As such, what would soon become the low-budget horror film revolution of directors like John Carpenter and Tobe Hooper was already in operation via the no-or-low-budget pictures of early DIY filmmakers whose marginalizations severely limited their opportunities. While independent white male directors would often go on to procure larger budgets and go down in history as great auteurs, such was not the case for creators with less "commercial viability." DIY filmmaking as the tool of marginalized artists began to emerge as not only a possibility but a necessity.Where We Are Today
There is a new wave of diverse filmmakers on the rise who previously would not have had the chance to work in the cost-prohibitive world of cinema. As noted by Monika Estrella Negra, founder of Audre's Revenge production company:
“The accessibility of DIY filmmaking is so amazing. People see that you can do these things on your own. We’re going to have so many new perspectives coming from marginalized people that have been denied this access and these resources. It’s going to be new ideas, and not watered down takes or remakes. It’s going to be a renaissance of creativity, especially within the Black community. I think we’re seeing that now. There’s going to be more trans narratives, more queer narratives. Not even the biggest corporations will be able to replicate it.”
It’s a perspective shared by many DIY filmmakers, including BJ Colangelo of Sickening Pictures.

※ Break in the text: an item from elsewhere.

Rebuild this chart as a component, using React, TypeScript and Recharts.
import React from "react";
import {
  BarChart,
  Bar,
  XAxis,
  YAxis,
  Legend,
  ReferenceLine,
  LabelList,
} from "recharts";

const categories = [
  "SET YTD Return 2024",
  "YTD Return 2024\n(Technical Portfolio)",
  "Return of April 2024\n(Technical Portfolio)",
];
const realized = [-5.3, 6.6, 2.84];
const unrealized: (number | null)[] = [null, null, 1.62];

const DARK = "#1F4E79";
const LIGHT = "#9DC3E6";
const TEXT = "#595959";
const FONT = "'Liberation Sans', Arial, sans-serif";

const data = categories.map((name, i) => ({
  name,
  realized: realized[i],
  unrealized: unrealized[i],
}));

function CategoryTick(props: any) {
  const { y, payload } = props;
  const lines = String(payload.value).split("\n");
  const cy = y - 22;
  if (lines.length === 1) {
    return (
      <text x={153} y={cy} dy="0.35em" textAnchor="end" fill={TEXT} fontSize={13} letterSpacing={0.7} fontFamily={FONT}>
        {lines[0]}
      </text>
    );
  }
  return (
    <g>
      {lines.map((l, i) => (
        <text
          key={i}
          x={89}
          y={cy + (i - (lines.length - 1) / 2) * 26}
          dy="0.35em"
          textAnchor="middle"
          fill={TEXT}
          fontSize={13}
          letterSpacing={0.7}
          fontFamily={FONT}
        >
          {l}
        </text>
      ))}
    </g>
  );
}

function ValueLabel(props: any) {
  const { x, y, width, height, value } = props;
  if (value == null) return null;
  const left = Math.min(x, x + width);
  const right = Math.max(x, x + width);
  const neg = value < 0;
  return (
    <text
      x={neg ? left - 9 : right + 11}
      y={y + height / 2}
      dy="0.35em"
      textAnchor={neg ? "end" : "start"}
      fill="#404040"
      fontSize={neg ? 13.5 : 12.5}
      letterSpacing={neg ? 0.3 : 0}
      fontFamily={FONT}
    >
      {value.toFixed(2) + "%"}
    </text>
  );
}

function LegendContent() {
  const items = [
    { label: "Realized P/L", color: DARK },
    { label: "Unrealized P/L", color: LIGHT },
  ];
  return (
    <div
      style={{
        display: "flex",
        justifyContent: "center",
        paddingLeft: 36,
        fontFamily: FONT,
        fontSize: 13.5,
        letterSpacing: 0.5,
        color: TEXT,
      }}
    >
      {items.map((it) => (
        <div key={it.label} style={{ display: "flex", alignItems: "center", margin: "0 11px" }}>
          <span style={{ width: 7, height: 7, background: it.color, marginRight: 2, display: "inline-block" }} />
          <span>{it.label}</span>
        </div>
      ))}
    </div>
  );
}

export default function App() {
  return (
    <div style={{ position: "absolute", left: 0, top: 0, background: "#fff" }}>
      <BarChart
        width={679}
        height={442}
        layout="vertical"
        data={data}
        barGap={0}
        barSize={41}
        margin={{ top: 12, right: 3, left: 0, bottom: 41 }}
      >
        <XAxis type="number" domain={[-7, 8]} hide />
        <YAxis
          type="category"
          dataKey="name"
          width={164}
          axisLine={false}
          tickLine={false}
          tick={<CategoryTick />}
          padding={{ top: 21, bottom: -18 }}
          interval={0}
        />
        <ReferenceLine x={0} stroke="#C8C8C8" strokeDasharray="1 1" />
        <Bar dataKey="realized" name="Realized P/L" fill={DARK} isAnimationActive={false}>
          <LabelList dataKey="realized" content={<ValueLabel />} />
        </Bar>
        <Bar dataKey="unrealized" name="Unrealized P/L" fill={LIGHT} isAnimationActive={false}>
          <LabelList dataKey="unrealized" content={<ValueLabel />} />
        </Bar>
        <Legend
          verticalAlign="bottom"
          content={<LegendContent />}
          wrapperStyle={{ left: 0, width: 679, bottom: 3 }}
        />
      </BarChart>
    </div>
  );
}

She adds, “Filmmaking was always something I wanted to do but it was also something I never thought was going to be in the cards for me. I started writing about film when I was 18 for Bloody Disgusting. It wasn’t until about five years ago [I told people my idea for a movie] and they didn’t say ‘no.’ They said, ‘if there’s something you want to do, just do it.’ So, I started working in film. It was very DIY because I was so tired of not seeing stories that I wanted, so I was like, 'I guess I just have to do it.' I started writing stories about characters and people that I wanted to see.”The no-budget nature of DIY filmmaking obviously presents a number of challenges. Negra says, “I want to make sure everyone gets paid. Poor people of color get ripped off all the time. That’s the challenge. That, and trying to get everyone in the same place, because we all have to do so much more to survive in the world than the average person. Trying to fit everything in when we’re also trying to survive. That’s a challenge. We may not all be mentally healthy to work. You have to stay on top of making sure everyone is OK to work. I try to be self-aware enough to know when I need to take a step back and regroup.”

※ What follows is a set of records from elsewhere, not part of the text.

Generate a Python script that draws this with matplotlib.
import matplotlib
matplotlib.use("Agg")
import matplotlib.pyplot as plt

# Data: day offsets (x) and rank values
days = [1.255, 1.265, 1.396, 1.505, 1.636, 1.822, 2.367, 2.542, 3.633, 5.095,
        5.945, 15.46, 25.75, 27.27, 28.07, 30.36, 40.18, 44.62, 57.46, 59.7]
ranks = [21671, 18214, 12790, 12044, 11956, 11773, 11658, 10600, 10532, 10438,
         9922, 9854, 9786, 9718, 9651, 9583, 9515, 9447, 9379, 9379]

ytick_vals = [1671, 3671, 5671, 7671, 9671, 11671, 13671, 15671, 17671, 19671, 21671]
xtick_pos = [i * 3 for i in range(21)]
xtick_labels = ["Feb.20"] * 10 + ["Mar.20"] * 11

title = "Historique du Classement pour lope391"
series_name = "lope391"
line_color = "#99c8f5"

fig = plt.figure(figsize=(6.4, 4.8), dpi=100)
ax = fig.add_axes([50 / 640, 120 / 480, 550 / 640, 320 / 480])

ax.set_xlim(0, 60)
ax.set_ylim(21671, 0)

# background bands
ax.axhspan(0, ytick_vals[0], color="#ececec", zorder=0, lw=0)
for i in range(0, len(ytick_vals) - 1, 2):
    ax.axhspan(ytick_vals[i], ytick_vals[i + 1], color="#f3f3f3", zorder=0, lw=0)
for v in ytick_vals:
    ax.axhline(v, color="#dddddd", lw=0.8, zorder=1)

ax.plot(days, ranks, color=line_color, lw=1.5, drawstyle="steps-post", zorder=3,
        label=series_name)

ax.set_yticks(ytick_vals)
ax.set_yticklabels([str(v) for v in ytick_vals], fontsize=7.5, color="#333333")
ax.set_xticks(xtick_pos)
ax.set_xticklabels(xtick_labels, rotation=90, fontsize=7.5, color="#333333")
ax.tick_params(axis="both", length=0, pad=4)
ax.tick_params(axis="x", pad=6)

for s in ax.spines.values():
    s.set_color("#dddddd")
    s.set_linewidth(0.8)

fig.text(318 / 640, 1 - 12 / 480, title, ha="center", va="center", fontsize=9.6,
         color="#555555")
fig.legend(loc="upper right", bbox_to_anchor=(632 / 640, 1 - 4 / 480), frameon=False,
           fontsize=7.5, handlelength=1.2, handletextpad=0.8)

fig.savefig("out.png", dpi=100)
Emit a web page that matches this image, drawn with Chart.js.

In terms of why DIY filmmaking is enjoying such a surge in interest from filmmakers and audiences alike, Colangelo observed, “I think DIY and punk rock style of filmmaking has always been a response and right now we as a culture are more vocal than we have ever been before. Because we have this sense of empowerment we aren’t afraid to fight back with our dollar amount. People are finally going to be like, 'I’m not giving you my money. I’m going to give it to this indie production on Shudder.' It’s going to cause a reckoning where they have to start listening to what the consumers want.”
Despite the trials, there are yet still many perks for creating no-budget horror films. According to Colangelo, “The plus side is that it forces you to come up with creative solutions to your problems because you don’t have the ability to spray the money hose at it and make it go away. You have to be able to think five steps ahead.”
For Negra, the reason is simple. "[It's] the freedom. If you have a good group of friends that you know understand where you’re coming from and get what you’re trying to achieve and know how to network in the right places, that’s what creates a film community, not just people looking at capitalistic marketability. The fact is of the majority of people that work on DIY films are there because they just love doing it. It’s not like they have expectations like, 'Is this going to sell?' It brings a level of authenticity.”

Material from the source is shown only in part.